Until now, Europe’s leading satellite makers have said only that they are looking at working together to create greater scale in a sector marred by heavy losses, as the rapid growth of Musk’s Starlink network dominates low Earth orbit.
Although still at an early stage, talks have progressed far enough to earn a code-name inside Airbus and a preferred structure with a new company combining satellite assets, rather than one partner buying assets from the rest, the people said.
Leonardo CEO Roberto Cingolani told Reuters the talks involved various technical discussions and confirmed the intended structure would be based on the MBDA model.
“That’s the one; it is hard that it can be anything else,” he said on the sidelines of an event in Rome.
Airbus and Thales declined to comment.
The merger proposals are separate from job cuts to be unveiled this week and could take years to implement, one source said. But together, they represent a multi-speed effort to bring Europe’s struggling space sector into shape to face competition.
Europe’s top satellite makers have traditionally focused on complex spacecraft in geostationary orbit but have been hit by the arrival of cheap tiny satellites in low Earth orbit. Cingolani said satellites would become 75% of the space economy.
JOB CUTS
Talks to reshape the industry’s long-term structure come as thousands of Airbus workers await details of space and defence job cuts to be presented to unions on Wednesday and Thursday.
Airbus said in October it would cut up to 2,500 jobs, or 7% of its Defence and Space division, by mid-2026.
Thales, which has two existing alliances with Leonardo in satellites and services, is in talks with unions over plans to cut 1,300 space-related positions.
The bulk of the Airbus job cuts are expected to fall in the 2-billion-euro ($2.10 billion) space systems business, reeling from 1.5 billion euros of recent charges, industry sources said.
Airbus has most of its space activities in France. Defence and Space divisional headquarters in Germany are also seen likely to be scaled back, while Britain faces concerns over the future of at least one plant. Spain faces pressure in defence.
The four nations founded Airbus over 50 years ago and the share of any cost cutting is a politically sensitive topic.
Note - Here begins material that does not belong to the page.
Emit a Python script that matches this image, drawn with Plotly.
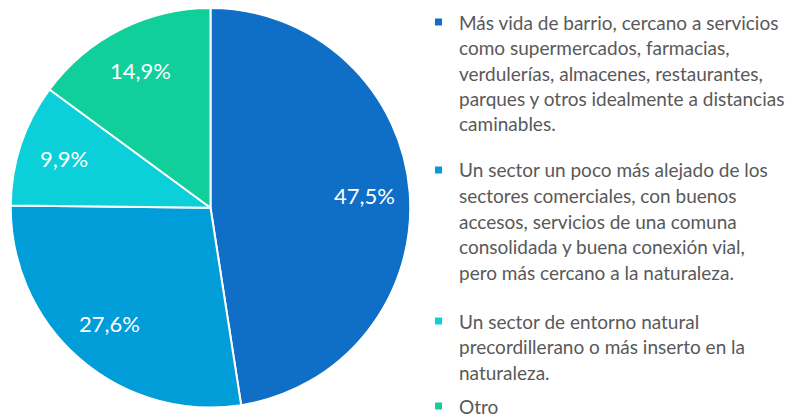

Airbus has said cuts are expected to be achieved through voluntary schemes.
The emerging bromance between space companies via “Project Bromo” and its vision of a European satellite champion is expected to take longer, following years of stalled efforts.
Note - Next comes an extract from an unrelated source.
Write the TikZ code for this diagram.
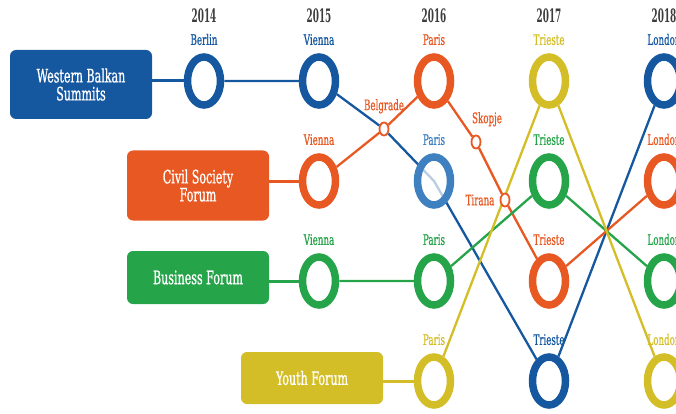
\documentclass[tikz,border=0pt]{standalone}
\usepackage{fontspec}
\setmainfont[FakeStretch=0.6,FakeBold=0.8]{DejaVu Serif}
\newfontfamily\yearfont[FakeStretch=0.48]{DejaVu Serif}
\usepackage{tikz}
\usetikzlibrary{shapes.geometric, positioning, backgrounds}

\definecolor{wbblue}{RGB}{22,88,160}
\definecolor{parblue}{RGB}{62,128,192}
\definecolor{csorange}{RGB}{232,88,34}
\definecolor{bfgreen}{RGB}{38,164,74}
\definecolor{yfyellow}{RGB}{212,190,40}
\definecolor{yeargray}{RGB}{60,60,60}

\begin{document}
\begin{tikzpicture}[x=1pt,y=-1pt,
% Rings and stops style
    ring/.style={ellipse,draw=#1,line width=7.5pt,fill=white,inner sep=0pt,
		minimum width=33pt,minimum height=48pt},
    halt/.style={ellipse,draw=csorange,line width=1.8pt,fill=white,
		inner sep=0pt,minimum width=9pt,minimum height=13pt},
% Label style
    label distance=8pt,
    every label/.style={font=\fontsize{14.5}{15}\selectfont,inner sep=0pt},
% Forum style
    forum/.style={rectangle,rounded corners=6pt,fill=#1,text=white,
		minimum width=142pt,align=center,
		font=\fontsize{18.5}{18}\selectfont},
    year/.style={font=\yearfont\bfseries\fontsize{18.5}{18}\selectfont,
		text=yeargray},
% Track style
    track/.style={line width=2.3pt,draw=#1},
    link/.style={line width=3pt,draw=#1}
    ]
    \useasboundingbox (0,0) rectangle (676,414);
%% Years
    \node [year] (y14) at (204,16) {2014};
    \node [year] (y15) at (319,16) {2015};
    \node [year] (y16) at (434,16) {2016};
    \node [year] (y17) at (549,16) {2017};
    \node [year] (y18) at (664,16) {2018};
%% Forums
    \node [forum=wbblue,minimum height=69pt]   (wbs) at (81,84.5)  {Western Balkan\\Summits};
    \node [forum=csorange,minimum height=70pt] (csf) at (198,185.5) {Civil Society\\Forum};
    \node [forum=bfgreen,minimum height=53pt]  (bf)  at (198,277.5) {Business Forum};
    \node [forum=yfyellow,minimum height=52pt] (yf)  at (312,378)   {Youth Forum};
%% Rings
    \node [ring=wbblue,label={[text=wbblue]90:Berlin}]     (ber14)  at (204,81)  {};
    \node [ring=wbblue,label={[text=wbblue]90:Vienna}]     (vie15b) at (319,81)  {};
    \node [ring=csorange,label={[text=csorange]90:Vienna}] (vie15o) at (319,181) {};
    \node [ring=bfgreen,label={[text=bfgreen]90:Vienna}]   (vie15g) at (319,281) {};
    \node [ring=csorange,label={[text=csorange]90:Paris}]  (par16o) at (434,81)  {};
    \node [ring=parblue,fill opacity=0.7,
	   label={[text=parblue,text opacity=1,fill opacity=1]90:Paris}] (par16b) at (434,181) {};
    \node [ring=bfgreen,label={[text=bfgreen]90:Paris}]    (par16g) at (434,281) {};
    \node [ring=yfyellow,label={[text=yfyellow]90:Paris}]  (par16y) at (434,381) {};
    \node [ring=yfyellow,label={[text=yfyellow]90:Trieste}] (tri17y) at (549,81)  {};
    \node [ring=bfgreen,label={[text=bfgreen]90:Trieste}]   (tri17g) at (549,181) {};
    \node [ring=csorange,label={[text=csorange]90:Trieste}] (tri17o) at (549,281) {};
    \node [ring=wbblue,label={[text=wbblue]90:Trieste}]     (tri17b) at (549,381) {};
    \node [ring=wbblue,label={[text=wbblue]90:London}]     (lon18b) at (664,81)  {};
    \node [ring=csorange,label={[text=csorange]90:London}] (lon18o) at (664,181) {};
    \node [ring=bfgreen,label={[text=bfgreen]90:London}]   (lon18g) at (664,281) {};
    \node [ring=yfyellow,label={[text=yfyellow]90:London}] (lon18y) at (664,381) {};
%% Stops in between
    \node [halt,label={[text=csorange]90:Belgrade}] (bel) at (384,129) {};
    \node [halt,label={[text=csorange,xshift=11pt]90:Skopje}] (sko) at (476,142) {};
    \node [halt,label={[text=csorange,label distance=5pt]180:Tirana}] (tir) at (505,200) {};
%% Tracks
    \begin{scope}[on background layer]
    \draw [link=wbblue]   (wbs.east |- ber14) -- (ber14);
    \draw [link=csorange] (csf.east |- vie15o) -- (vie15o);
    \draw [link=bfgreen]  (bf.east |- vie15g) -- (vie15g);
    \draw [link=yfyellow] (yf.east |- par16y) -- (par16y);
    \draw [track=wbblue]   (ber14) -- (vie15b) -- (bel) -- (par16b.center)
	-- (tri17b) -- (lon18b);
    \draw [track=csorange] (vie15o) -- (bel) -- (par16o) -- (sko) -- (tir)
	-- (tri17o) -- (lon18o);
    \draw [track=bfgreen]  (vie15g) -- (par16g) -- (tri17g) -- (lon18g);
    \draw [track=yfyellow] (par16y) -- (tri17y) -- (lon18y);
    \end{scope}
\end{tikzpicture}
\end{document}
MBDA was founded in 2001 through the merger of Anglo-French Matra BAe Dynamics, France’s Aerospatiale Matra Missiles and missile activities of Anglo-Italian Alenia Marconi Systems.
It is owned by groups descended from the founders – Airbus, BAE and Leonardo – with the first two having most control.
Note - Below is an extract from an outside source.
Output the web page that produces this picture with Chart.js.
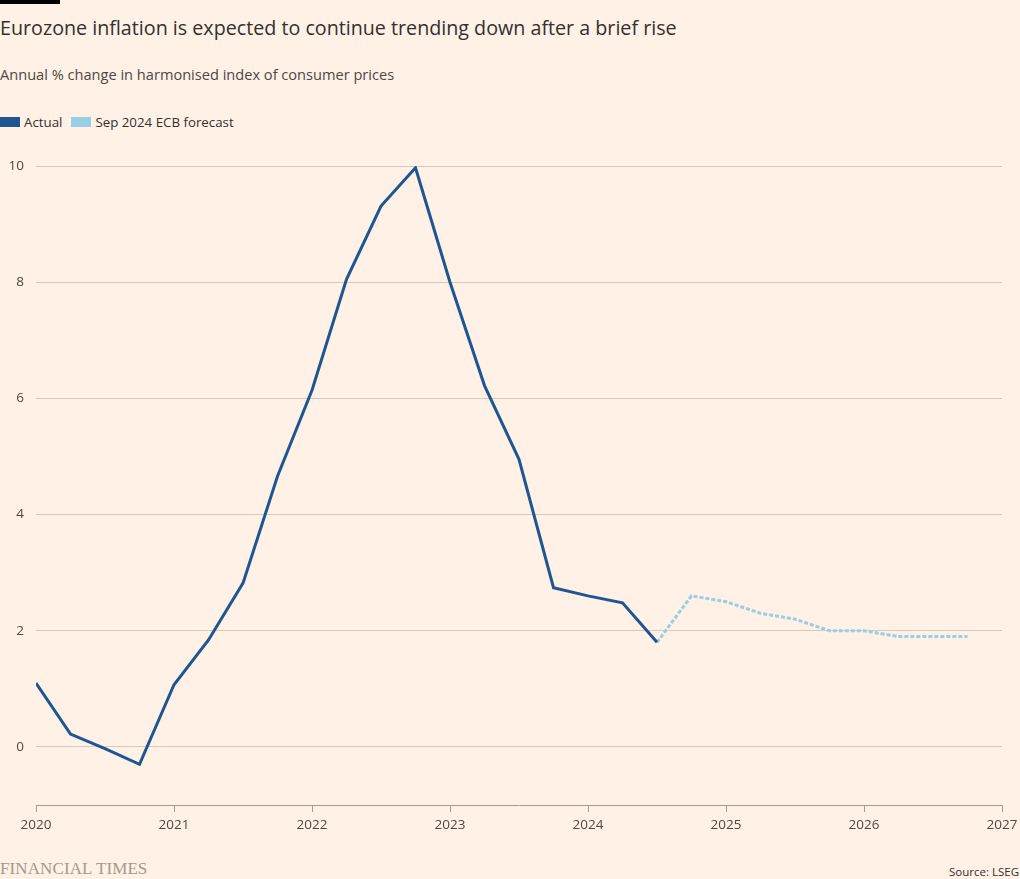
<!DOCTYPE html>
<html>
<head>
<meta charset="utf-8">
<script src="https://cdn.jsdelivr.net/npm/chart.js@4"></script>
<style>
  html, body { margin: 0; padding: 0; background: #fff1e5; }
  body { width: 1020px; height: 879px; position: relative; overflow: hidden; font-family: "Open Sans", sans-serif; }
  .bar { position: absolute; left: 0; top: 0; width: 60px; height: 4px; background: #000; }
  .title { position: absolute; left: 0; top: 14px; font-size: 19.7px; color: #33302e; white-space: nowrap; }
  .sub { position: absolute; left: 0; top: 64px; font-size: 14.6px; color: #4d4845; white-space: nowrap; }
  .legend { position: absolute; left: 0; top: 113px; font-size: 13.3px; color: #33302e; white-space: nowrap; display: flex; align-items: center; }
  .sw { display: inline-block; width: 20px; height: 10px; margin-right: 4px; }
  .item { display: flex; align-items: center; margin-right: 9px; }
  .ft { position: absolute; left: 0; top: 859px; font-family: "Liberation Serif", serif; font-size: 17px; color: #a5998d; white-space: nowrap; letter-spacing: 0.1px; }
  .src { position: absolute; right: 1px; top: 864px; font-size: 11.5px; color: #33302e; white-space: nowrap; }
  #wrap { position: absolute; left: 0; top: 140px; width: 1020px; height: 700px; }
</style>
</head>
<body>
<div class="bar"></div>
<div class="title">Eurozone inflation is expected to continue trending down after a brief rise</div>
<div class="sub">Annual % change in harmonised index of consumer prices</div>
<div class="legend">
  <span class="item"><span class="sw" style="background:#1d5691"></span>Actual</span>
  <span class="item"><span class="sw" style="background:#96cfe6"></span>Sep 2024 ECB forecast</span>
</div>
<div id="wrap"><canvas id="c"></canvas></div>
<div class="ft">FINANCIAL TIMES</div>
<div class="src">Source: LSEG</div>
<script>
const actualDates = [2020.0, 2020.25, 2020.5, 2020.75, 2021.0, 2021.25, 2021.5, 2021.75, 2022.0, 2022.25, 2022.5, 2022.75, 2023.0, 2023.25, 2023.5, 2023.75, 2024.0, 2024.25, 2024.5];
const actualValues = [1.10, 0.22, -0.03, -0.30, 1.07, 1.84, 2.82, 4.66, 6.14, 8.05, 9.31, 9.97, 8.00, 6.22, 4.95, 2.74, 2.60, 2.48, 1.80];
const forecastDates = [2024.5, 2024.75, 2025.0, 2025.25, 2025.5, 2025.75, 2026.0, 2026.25, 2026.5, 2026.75];
const forecastValues = [1.80, 2.60, 2.50, 2.30, 2.20, 2.00, 2.00, 1.90, 1.90, 1.90];
const xTicks = [2020, 2021, 2022, 2023, 2024, 2025, 2026, 2027];
const yTicks = [0, 2, 4, 6, 8, 10];

const toPts = (xs, ys) => xs.map((x, i) => ({ x: x, y: ys[i] }));
const tickFont = { family: "Open Sans", size: 13.5 };

new Chart(document.getElementById('c'), {
  type: 'line',
  data: {
    datasets: [
      { label: 'Actual', data: toPts(actualDates, actualValues), borderColor: '#1d5691', borderWidth: 3, pointRadius: 0, tension: 0 },
      { label: 'Sep 2024 ECB forecast', data: toPts(forecastDates, forecastValues), borderColor: '#96cfe6', borderWidth: 3, borderDash: [4, 2], pointRadius: 0, tension: 0 }
    ]
  },
  options: {
    responsive: true,
    maintainAspectRatio: false,
    animation: false,
    layout: { padding: { top: 26, right: 18, left: 0, bottom: 0 } },
    plugins: { legend: { display: false }, tooltip: { enabled: false } },
    scales: {
      x: {
        type: 'linear', min: 2020, max: 2027,
        afterBuildTicks: s => { s.ticks = xTicks.map(v => ({ value: v })); },
        afterFit: s => { s.height = 35; s.paddingLeft = 0; s.paddingRight = 0; },
        ticks: { color: '#4d4845', font: tickFont, padding: 5, maxRotation: 0, callback: v => String(v) },
        grid: { drawOnChartArea: false, drawTicks: true, tickLength: 7, color: '#a39a92' },
        border: { display: true, color: '#a39a92', width: 1 }
      },
      y: {
        type: 'linear', min: -1, max: 10,
        afterBuildTicks: s => { s.ticks = yTicks.map(v => ({ value: v })); },
        afterFit: s => { s.width = 36; s.paddingTop = 0; s.paddingBottom = 0; },
        ticks: { color: '#4d4845', font: tickFont, padding: 12 },
        grid: { drawTicks: false, color: '#d6c9bd', lineWidth: 1 },
        border: { display: false }
      }
    }
  }
});
</script>
</body>
</html>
Just months after helping to set up the world’s second-largest missile maker, Airbus’ then-parent EADS pledged to “pursue the necessary restructuring” of the space industry.
More than two decades later, Europe’s satellite firms have so far been unable to overcome competition concerns among other hurdles despite sporadic sets of talks over that period.
“The MBDA model is being discussed, but technicalities of governance could be different,” Cingolani said.